It’s not only pay TV operators in Latin America that are launching and cultivating OTT services. Globo, the biggest broadcast network in Latin America, has just bowed one of its banner new Mipcom titles, “Harassment,” on Globoplay, its digital platform. A series in the social-issue line of “Jailers” and “Under Pressure,” it is not digital first but currently digital only: When it will air on Globo’s core free-to-air channel has yet to be determined.
“Harassment” will soon be joined on Globoplay by “Under Pressure” Season 2, which will double down on corruption in Brazil’s hospital system, released simultaneously on OTT and free-to-air channel Globo.
Though a fictional work, “Harassment” is freely inspired by the book “A Clínica: A Farsa e os Crimes de Roger Abdelmassih” (The Clinic: The Farce and the Crimes of Roger Abdelmassih, in a loose translation), itself based on a notorious true-life case of a Brazilian gynecologist sentenced to 181 years for sedating and raping 30 clients.
“This topic knows no boundaries and is fully in line with current international social movements,” comments Silvio de Abreu, Globo drama director.
Variety talked to “Harassment” lead writer Maria Camargo and artistic director Amora Mautner about a series which, in more ways than one, captures me of the directions Globo is now heading.
The series’ first episode seems like a psycho-drama with clear genre influence, from the “Silent Night,” sung by a child, to the blocked blue-green color tones, and often enclosed spaces. Could you comment? And will you continue with similar style in the rest of the series or does it evolve as you move from the lead characters’ suffering rape to their banding together to denounce Doctor Roger?
Mautner: Music, color and all the elements used in the series were chosen to create a mood for the story. “Silent Night” was used to build an atmosphere of strangeness, since it’s a children’s song accompanying a series about harassment. At the same time, it evokes the birth of children. It served to show those two poles very well. As chapters go by, that strangeness remains as language and increases. It doesn’t become horror, because that is not the genre of the series. This series is a psychological thriller.
One challenge is how or if to humanize a serial rapist, Dr. Roger. What directions did you give to Antoni Calloni on how to play him?
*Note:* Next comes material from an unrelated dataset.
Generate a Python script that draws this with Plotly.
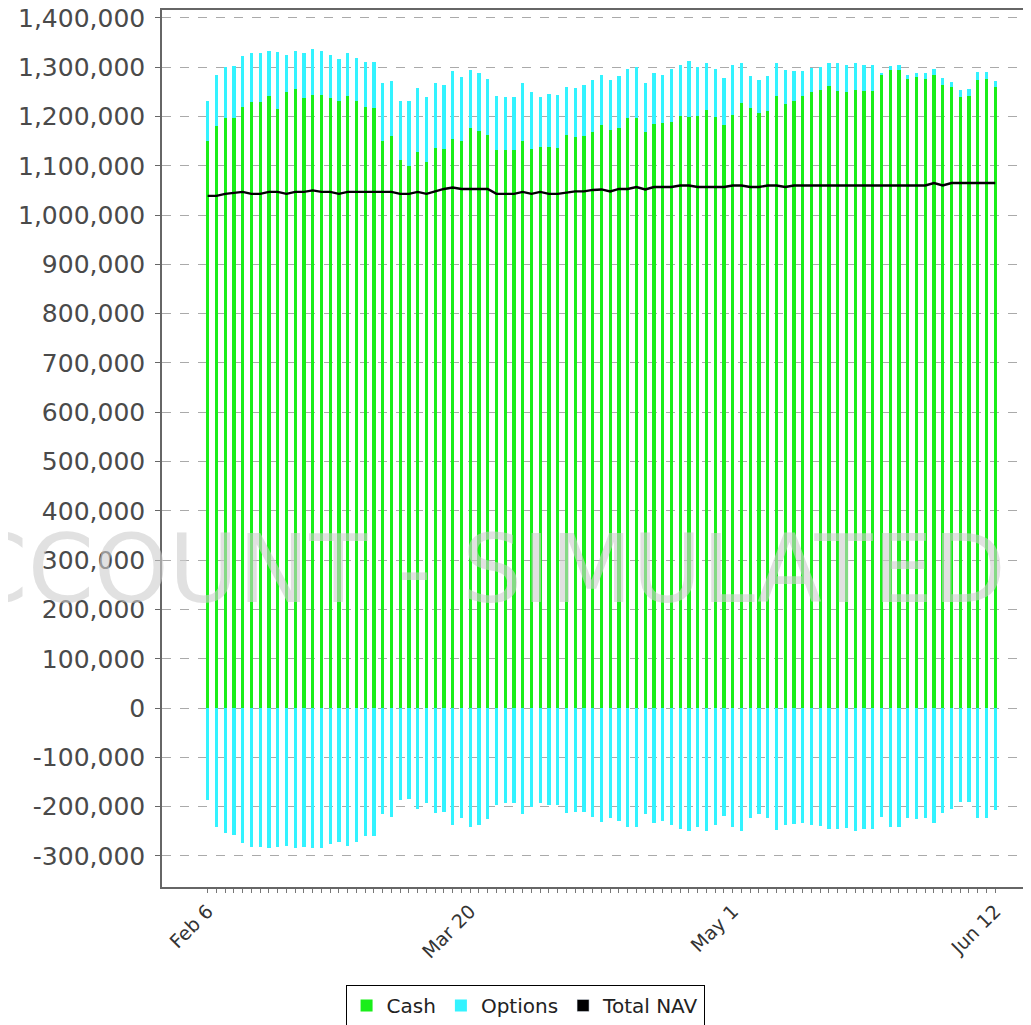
import plotly.graph_objects as go

# ---- data (91 trading days, Feb 6 .. Jun 12) ----
day_index = list(range(91))
tick_positions = [0, 30, 60, 90]
tick_labels = ["Feb 6", "Mar 20", "May 1", "Jun 12"]

cash = [1149500, 1180000, 1197000, 1197000, 1219000, 1230000, 1230000, 1241000, 1215000, 1250000,
        1255000, 1237000, 1244000, 1244000, 1237000, 1231500, 1241000, 1231500, 1219000, 1217000,
        1151000, 1160000, 1111000, 1100000, 1127000, 1107000, 1137000, 1134000, 1154000, 1151000,
        1177000, 1171000, 1162000, 1132500, 1132500, 1132500, 1151000, 1134500, 1138000, 1139000,
        1137000, 1162000, 1158000, 1160000, 1168000, 1183500, 1172000, 1177000, 1197000, 1196000,
        1168500, 1184000, 1187000, 1188000, 1202000, 1198000, 1202000, 1214000, 1199000, 1183500,
        1204000, 1227500, 1217000, 1207000, 1210500, 1241000, 1226000, 1231000, 1241000, 1250000,
        1253000, 1261000, 1251000, 1250000, 1254500, 1251000, 1251000, 1285000, 1295000, 1295000,
        1276000, 1280000, 1276000, 1285000, 1264000, 1259000, 1240000, 1241000, 1273500, 1276000,
        1259000]

options_long = [81500, 105000, 103700, 106000, 103000, 98000, 98000, 91000, 115500, 74000,
                77000, 91000, 92000, 88000, 87000, 84500, 87000, 87500, 91000, 93000,
                116000, 111000, 121000, 132000, 130000, 132000, 130000, 129000, 139000, 129000,
                118000, 117500, 114000, 109500, 107500, 107500, 116000, 115500, 102000, 107000,
                107000, 98000, 99000, 103000, 107000, 100500, 103000, 105000, 99600, 104000,
                98500, 104500, 97000, 108600, 103000, 114000, 98700, 95000, 97600, 94500,
                101000, 81500, 66000, 68000, 71500, 68000, 69000, 62000, 51000, 48600,
                47700, 48000, 56500, 55000, 54500, 54000, 54000, 1500, 8400, 10000,
                9000, 8500, 12500, 11600, 14000, 11000, 14600, 15000, 16400, 15000,
                12500]

options_short = [-186500, -240500, -252700, -257400, -274000, -281000, -281000, -283000, -281000, -280000,
                 -284500, -281000, -284500, -284500, -275700, -271000, -280000, -271000, -259500, -259500,
                 -215500, -222000, -186500, -185000, -205400, -191900, -213500, -210000, -237000, -223600,
                 -240500, -237000, -225000, -196600, -193000, -193000, -215000, -200000, -193000, -196600,
                 -196600, -213500, -210000, -211500, -220000, -231800, -223600, -228400, -240500, -242000,
                 -215000, -232400, -228400, -237000, -246000, -248600, -240500, -249000, -237000, -219000,
                 -240500, -248600, -223600, -215000, -223600, -247300, -237000, -235000, -232400, -237000,
                 -239000, -246000, -246000, -244000, -248600, -246000, -246000, -221600, -240500, -240500,
                 -223600, -225000, -223600, -232400, -213500, -205400, -190000, -190000, -223600, -223600,
                 -206800]

total_nav = [1039000, 1039000, 1043000, 1045000, 1047000, 1043000, 1043000, 1047000, 1047000, 1043000,
             1047000, 1047000, 1050000, 1047000, 1047000, 1043000, 1047000, 1047000, 1047000, 1047000,
             1047000, 1047000, 1043000, 1043000, 1047000, 1043000, 1048000, 1053000, 1056000, 1053000,
             1053000, 1053000, 1053000, 1043000, 1043000, 1043000, 1047000, 1043000, 1047000, 1043000,
             1043000, 1045000, 1048000, 1048000, 1051000, 1052000, 1048000, 1053000, 1053000, 1057000,
             1052000, 1057000, 1057000, 1057000, 1060000, 1060000, 1057000, 1057000, 1057000, 1057000,
             1060000, 1060000, 1057000, 1057000, 1060000, 1060000, 1057000, 1060000, 1060000, 1060000,
             1060000, 1060000, 1060000, 1060000, 1060000, 1060000, 1060000, 1060000, 1060000, 1060000,
             1060000, 1060000, 1060000, 1065000, 1060000, 1065000, 1065000, 1065000, 1065000, 1065000,
             1065000]

y_ticks = list(range(-300000, 1400001, 100000))
y_tick_text = [("-" if v < 0 else "") + f"{abs(v):,}" for v in y_ticks]

watermark = "ACCOUNT - SIMULATED"

GREEN = "#19ee19"
CYAN = "#33f3ff"
FONT = "DejaVu Sans"

fig = go.Figure()
fig.add_trace(go.Bar(x=day_index, y=cash, name="Cash", marker=dict(color=GREEN, line=dict(width=0)),
                     width=0.36, legendgroup="cash"))
fig.add_trace(go.Bar(x=day_index, y=options_long, name="Options", marker=dict(color=CYAN, line=dict(width=0)),
                     width=0.36, legendgroup="opt"))
fig.add_trace(go.Bar(x=day_index, y=options_short, name="Options", marker=dict(color=CYAN, line=dict(width=0)),
                     width=0.36, legendgroup="opt", showlegend=False))
fig.add_trace(go.Scatter(x=day_index, y=total_nav, name="Total NAV", mode="lines",
                         line=dict(color="black", width=2.4), legendgroup="nav", showlegend=False))
# legend swatch for Total NAV (square marker, like the original legend)
fig.add_trace(go.Bar(x=[None], y=[None], name="Total NAV", marker=dict(color="black"),
                     legendgroup="nav"))

fig.update_layout(
    width=1031, height=1025,
    barmode="relative",
    bargap=0,
    paper_bgcolor="white",
    plot_bgcolor="white",
    margin=dict(l=154, r=0, t=2, b=146),
    font=dict(family=FONT, color="#333"),
    showlegend=True,
    legend=dict(orientation="h", x=0.414, xanchor="center", y=-0.1117, yanchor="top",
                bordercolor="black", borderwidth=1, bgcolor="white",
                font=dict(family=FONT, size=20, color="#222"),
                itemwidth=30, traceorder="normal"),
    annotations=[dict(text=watermark, xref="paper", yref="paper", x=0.9647, y=0.3626,
                      xanchor="right", yanchor="middle", showarrow=False,
                      font=dict(family=FONT, size=95, color="rgba(205,205,205,0.6)"))],
)

fig.update_xaxes(
    range=[-5.22, 95.0],
    automargin=False,
    tickvals=day_index,
    ticktext=[tick_labels[tick_positions.index(i)] if i in tick_positions else "" for i in day_index],
    tickangle=-45,
    tickfont=dict(family=FONT, size=19, color="#333"),
    ticks="outside", ticklen=4, tickcolor="#777", tickwidth=1,
    showgrid=False, zeroline=False,
    showline=True, linecolor="#666", linewidth=1.5, mirror=True,
)
fig.update_yaxes(
    range=[-363000, 1416000],
    automargin=False,
    tickvals=y_ticks, ticktext=y_tick_text,
    tickfont=dict(family=FONT, size=25, color="#4a4a4a"),
    ticks="outside", ticklen=5, tickcolor="#666",
    ticklabelstandoff=5,
    ticklabeloverflow="allow",
    showgrid=True, gridcolor="#aaaaaa", griddash="dash", gridwidth=1,
    zeroline=False,
    showline=True, linecolor="#666", linewidth=1.5,
)

fig.write_html("out.html")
Mautner: Antonio Calloni is an actor with a very broad interpretation range. He can go from the most humane character to the worst monstrosity. I told him to pay attention to all sides of this character, no matter how bad he is. Even though Roger is the worst type of human, he’s still complex, with emotions and feelings. Therefore, it was important that he also had a somewhat more human side. Even if it only came to light through the love he has for his family, for instance.
The series is a Globo Play original series. Did knowing that it’s OTT affect how you directed the series?
Mautner: The fact that the series is meant for Globoplay really influenced the way I directed it. The premise was to make a product with OTT features, which are different from broadcast TV features. These changes cover various aspects: rhythm, color, light, tone, shapes and decoupage.
You’ve written some of the highest-profile recent series and movies about women: “Side by Side,” “Nise – The Heart of Madness” -and sometimes inspired by women’s creativity “Female Mail.” Do you think “Harassment” in some ways advances the conversation about women’s issues? If so, how?
Camargo: Yes. I’ve created strong female characters, very different from each other and with different approaches, but the main theme of those stories wasn’t necessarily the role of women in the world or predominantly female issues – except maybe for “Correio Feminino” (female mail, in a loose translation). In “Harassment,” beyond the multiple female leads, the theme takes the spotlight. The story only happens because the leads are women with desires, vulnerabilities, and above all else, strength that is essentially feminine. The women make the world go round in ‘Harassment.’
Had #MeToo lifted off when you originally wrote “Harassment”? And how did its growth into a global revolution affect, if in any way, the development of the project.
Camargo: When I started writing ‘Harassment,’ #MeToo hadn’t yet begun, but there was already a very interesting movement on the web. It was in the air – never before had people spoken so much about sexual harassment, violence against women, sexism and rape culture. Women are still being abused, sexism remains, but now there’s also a very strong movement against it. Thus, #MeToo emerging while the series was being written was just a confirmation that we were on the right track.
The title of the series is “Harassment.” I believe, however, that much of it deals with the victims and supporters organization into a group which courageously takes on a powerful member of the establishment and, against odds, wins. Is that true? Could you explain briefly how the series is structured?
Camargo: The story basically has two opposing narratives: the doctor’s and his victims’. In the first half, the antagonist is on the rise and the women, to the contrary, are at their worst – they are introduced amid their suffering, one on each chapter, as a choir to which voices are added one by one. In the second half, the choir is complete – also with the presence of a third vector: a journalist. The women then come together, gain strength, and the doctor’s downfall begins.
About the title: It all starts with harassment: a socially tolerated behavior, often encouraged, which paves the way for terrible sexual violence. That’s what we’re talking about: a whole system that silently enables violence and abuse against women, and a women’s movement that breaks the silence.